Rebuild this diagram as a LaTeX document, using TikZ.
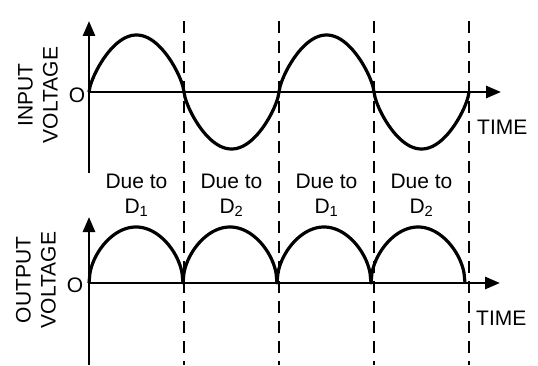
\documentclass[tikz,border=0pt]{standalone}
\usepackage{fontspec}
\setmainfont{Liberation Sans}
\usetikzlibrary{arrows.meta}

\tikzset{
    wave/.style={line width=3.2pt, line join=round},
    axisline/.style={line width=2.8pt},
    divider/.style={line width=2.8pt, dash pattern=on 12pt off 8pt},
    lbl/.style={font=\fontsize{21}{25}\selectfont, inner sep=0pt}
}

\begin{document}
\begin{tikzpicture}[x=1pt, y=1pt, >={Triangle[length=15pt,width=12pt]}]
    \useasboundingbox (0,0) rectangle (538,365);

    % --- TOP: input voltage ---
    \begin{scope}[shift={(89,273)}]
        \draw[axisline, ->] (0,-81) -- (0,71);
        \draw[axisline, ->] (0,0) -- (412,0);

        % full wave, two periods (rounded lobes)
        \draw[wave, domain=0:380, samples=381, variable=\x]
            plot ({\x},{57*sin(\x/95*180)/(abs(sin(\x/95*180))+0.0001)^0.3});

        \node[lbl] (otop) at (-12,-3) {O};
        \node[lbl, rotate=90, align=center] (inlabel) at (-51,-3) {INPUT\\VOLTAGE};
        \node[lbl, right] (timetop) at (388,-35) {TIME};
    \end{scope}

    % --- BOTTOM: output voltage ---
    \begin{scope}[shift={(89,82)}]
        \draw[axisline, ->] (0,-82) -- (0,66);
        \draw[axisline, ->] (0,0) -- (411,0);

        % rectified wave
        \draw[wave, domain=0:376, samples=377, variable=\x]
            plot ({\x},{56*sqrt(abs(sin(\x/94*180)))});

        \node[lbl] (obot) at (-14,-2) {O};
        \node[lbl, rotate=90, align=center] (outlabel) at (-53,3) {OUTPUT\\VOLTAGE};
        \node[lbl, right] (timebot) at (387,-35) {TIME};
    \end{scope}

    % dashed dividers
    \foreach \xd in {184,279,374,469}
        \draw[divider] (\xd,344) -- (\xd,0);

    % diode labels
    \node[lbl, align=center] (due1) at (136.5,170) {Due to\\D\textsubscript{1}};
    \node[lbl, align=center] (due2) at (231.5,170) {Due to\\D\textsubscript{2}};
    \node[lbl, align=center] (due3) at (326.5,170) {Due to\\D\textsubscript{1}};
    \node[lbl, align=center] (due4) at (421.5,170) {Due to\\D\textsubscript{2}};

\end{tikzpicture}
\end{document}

-=-=-=-=-

» **What this task involves**:
Reproduce only the lines from the beginning of the data through the line that contains "(0,0) -- (411,0);", both included, and please drop the pictures.

» **Task solution**:
Rebuild this diagram as a LaTeX document, using TikZ.
\documentclass[tikz,border=0pt]{standalone}
\usepackage{fontspec}
\setmainfont{Liberation Sans}
\usetikzlibrary{arrows.meta}

\tikzset{
    wave/.style={line width=3.2pt, line join=round},
    axisline/.style={line width=2.8pt},
    divider/.style={line width=2.8pt, dash pattern=on 12pt off 8pt},
    lbl/.style={font=\fontsize{21}{25}\selectfont, inner sep=0pt}
}

\begin{document}
\begin{tikzpicture}[x=1pt, y=1pt, >={Triangle[length=15pt,width=12pt]}]
    \useasboundingbox (0,0) rectangle (538,365);

    % --- TOP: input voltage ---
    \begin{scope}[shift={(89,273)}]
        \draw[axisline, ->] (0,-81) -- (0,71);
        \draw[axisline, ->] (0,0) -- (412,0);

        % full wave, two periods (rounded lobes)
        \draw[wave, domain=0:380, samples=381, variable=\x]
            plot ({\x},{57*sin(\x/95*180)/(abs(sin(\x/95*180))+0.0001)^0.3});

        \node[lbl] (otop) at (-12,-3) {O};
        \node[lbl, rotate=90, align=center] (inlabel) at (-51,-3) {INPUT\\VOLTAGE};
        \node[lbl, right] (timetop) at (388,-35) {TIME};
    \end{scope}

    % --- BOTTOM: output voltage ---
    \begin{scope}[shift={(89,82)}]
        \draw[axisline, ->] (0,-82) -- (0,66);
        \draw[axisline, ->] (0,0) -- (411,0);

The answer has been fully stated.